The wealth of data that many stores now have on their customers’ shopping habits is a resource that’s being tapped by manufacturers in other categories; purchase patterns can be used to predict the magazines that an individual consumer might like, and vouchers for those titles generated on till receipts. Coupons generally are booming; Valassis, a major coupon and voucher services provider, redeemed £499 million worth of coupons in 2010, a rise of 25% on a year earlier. The main data providers in supermarkets are Dunnhumby, for Tesco, and Nectar, for Sainsbury’s. Some magazines have started to trial this kind of activity, but it’s expensive, so tends only to be within reach of the largest publishers. Hoskins says it works well to lift sales but those sales tend to fall back again after the activity. “The technology is there to do all kinds of smart stuff… it just costs a lot of money,” says Bilton.

COMAG’s Macleod says there’s scope for better use of data in magazine promotions. “Publishers still are not as joined up as they could be with their planning and implementation of on-shelf or in-mag promotions working with loyalty card data and vouchering plans,” she says. “There’s real opportunity to truly optimise their investments by joining all these elements up.”

The PPA is leading the charge towards better results at retail, focusing on creating higher value rather than higher volume, through better use of data, measurement and dialogue with retailers about training and display. Part of the organisation’s push has seen the launch of a section on its website aimed at retailers. A campaign called ‘Just Ask’, which has been trialled with Smiths News, is now ready for national roll-out. Just Ask encourages consumers to ask for titles that aren’t stocked, either for home delivery or to be saved for collection in shops. The PPA is providing artwork for in-store display.
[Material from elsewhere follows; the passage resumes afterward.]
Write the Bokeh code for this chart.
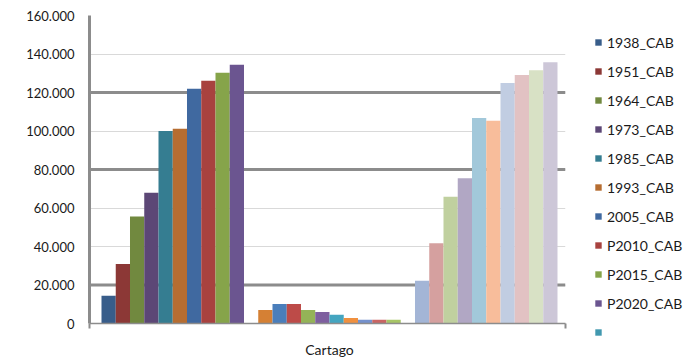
from bokeh.plotting import figure
from bokeh.models import ColumnDataSource, Range1d, FixedTicker, Span, Legend, LegendItem
from bokeh.layouts import row
from bokeh.embed import file_html
from bokeh.resources import INLINE

# ---- data ----
category = "Cartago"
series_names = ["1938_CAB", "1951_CAB", "1964_CAB", "1973_CAB", "1985_CAB",
                "1993_CAB", "2005_CAB", "P2010_CAB", "P2015_CAB", "P2020_CAB", ""]
group1 = [14400, 30900, 55600, 67900, 100000, 101200, 121900, 126100, 130300, 134400]
group2 = [7000, 10100, 10100, 7000, 6000, 4500, 2900, 1900, 1900, 1900]
group3 = [22200, 41700, 65800, 75500, 106800, 105300, 125000, 129100, 131600, 135700]
y_ticks = [0, 20000, 40000, 60000, 80000, 100000, 120000, 140000, 160000]
y_tick_labels = ["0", "20.000", "40.000", "60.000", "80.000", "100.000",
                 "120.000", "140.000", "160.000"]
emphasized_lines = [20000, 80000, 120000]

# ---- styles ----
colors1 = ["#385D8A", "#8C3836", "#71893F", "#5C4776", "#357D91",
           "#B66D31", "#4069A0", "#A8423F", "#86A44A", "#6B5590"]
gap_color1 = "#4198AF"
colors2 = ["#D58034", "#4A7EBB", "#BD4B48", "#94B357", "#7E5F9F",
           "#44A5C0", "#F0903F", "#7591CC", "#C96563", "#A7C566"]
gap_color2 = "#8064A2"
colors3 = ["#A3B5D6", "#D5A09F", "#C0D09F", "#B1A7C4", "#A2C8DA",
           "#F8BD9B", "#C1CDE2", "#E2C2C3", "#D8E1C5", "#CDC7D8"]

tops = group1 + [0] + group2 + [0] + group3
cols = colors1 + [gap_color1] + colors2 + [gap_color2] + colors3
xs = list(range(len(tops)))

src = ColumnDataSource(dict(x=xs, top=tops, color=cols))

x_start = -1.342
x_end = 32.062

p = figure(width=567, height=360, x_range=Range1d(x_start, x_end),
           y_range=Range1d(0, 160000), output_backend="svg",
           toolbar_location=None, min_border_left=89, min_border_right=2,
           min_border_top=15, min_border_bottom=34)
p.outline_line_color = None
p.background_fill_color = "white"
p.border_fill_color = "white"

p.xgrid.visible = False
p.ygrid.ticker = FixedTicker(ticks=y_ticks)
p.ygrid.grid_line_color = "#D9D9D9"
p.ygrid.grid_line_width = 1

for v in emphasized_lines:
    s = Span(location=v, dimension="width", line_color="#8C8C8C", line_width=3)
    s.level = "underlay"
    p.add_layout(s)

r = p.vbar(x="x", top="top", width=1, fill_color="color", line_color=None, source=src)

# y axis
ya = p.yaxis[0]
ya.ticker = FixedTicker(ticks=y_ticks)
ya.major_label_overrides = dict(zip(y_ticks, y_tick_labels))
ya.axis_line_color = "#8C8C8C"
ya.axis_line_width = 3
ya.major_tick_in = 0
ya.major_tick_out = 0
ya.minor_tick_line_color = None
ya.major_label_standoff = 15
ya.major_label_text_font = "Lato"
ya.major_label_text_font_size = "13px"
ya.major_label_text_color = "#1A1A1A"

# x axis
xa = p.xaxis[0]
xa.ticker = FixedTicker(ticks=[15.5], minor_ticks=[x_start, x_end])
xa.major_label_overrides = {15.5: category}
xa.axis_line_color = "#8C8C8C"
xa.axis_line_width = 1.5
xa.major_tick_in = 0
xa.major_tick_out = 0
xa.minor_tick_in = 0
xa.minor_tick_out = 5
xa.minor_tick_line_color = "#8C8C8C"
xa.minor_tick_line_width = 2
xa.major_label_standoff = 12
xa.major_label_text_font = "Lato"
xa.major_label_text_font_size = "14px"
xa.major_label_text_color = "#1A1A1A"

# ---- legend panel (separate figure so the legend is not clipped) ----
n_leg = len(series_names)
leg_src = ColumnDataSource(dict(x=list(range(n_leg)), top=[0] * n_leg,
                                color=cols[:n_leg]))
pl = figure(width=131, height=360, x_range=Range1d(-1000, -999), y_range=Range1d(0, 1),
            output_backend="svg", toolbar_location=None, x_axis_type=None,
            y_axis_type=None, min_border_left=0, min_border_right=0,
            min_border_top=0, min_border_bottom=0)
pl.outline_line_color = None
pl.background_fill_color = "white"
pl.border_fill_color = "white"
if hasattr(pl, "frame_align"):
    pl.frame_align = False
    p.frame_align = False
rl = pl.vbar(x="x", top="top", width=1, fill_color="color", line_color=None, source=leg_src)

items = [LegendItem(label=series_names[i], renderers=[rl], index=i) for i in range(n_leg)]
legend = Legend(items=items, location=(27, 18), border_line_color=None,
                background_fill_alpha=0, padding=0, margin=0, spacing=9,
                label_height=20, glyph_height=8, glyph_width=8, label_standoff=5,
                label_text_font="Lato", label_text_font_size="14px",
                label_text_color="#1A1A1A")
pl.add_layout(legend)

layout = row(p, pl)
open("out.html", "w").write(file_html(layout, INLINE))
What might prove the touchpaper to reigniting this category at retail, however, is cooperation between publishers and distributors. Joint Christmas promotions by TV listings magazines have become a regular fixture on the calendar. Hoskins says he’s working with Frontline on programmes that can regenerate magazines more broadly, rather than focus on specific titles. “The approach we’re taking is about trying to get the category to grow,” he says. “If the category is in growth, the majority of the brands within it will grow. And that supports the retailer as well.”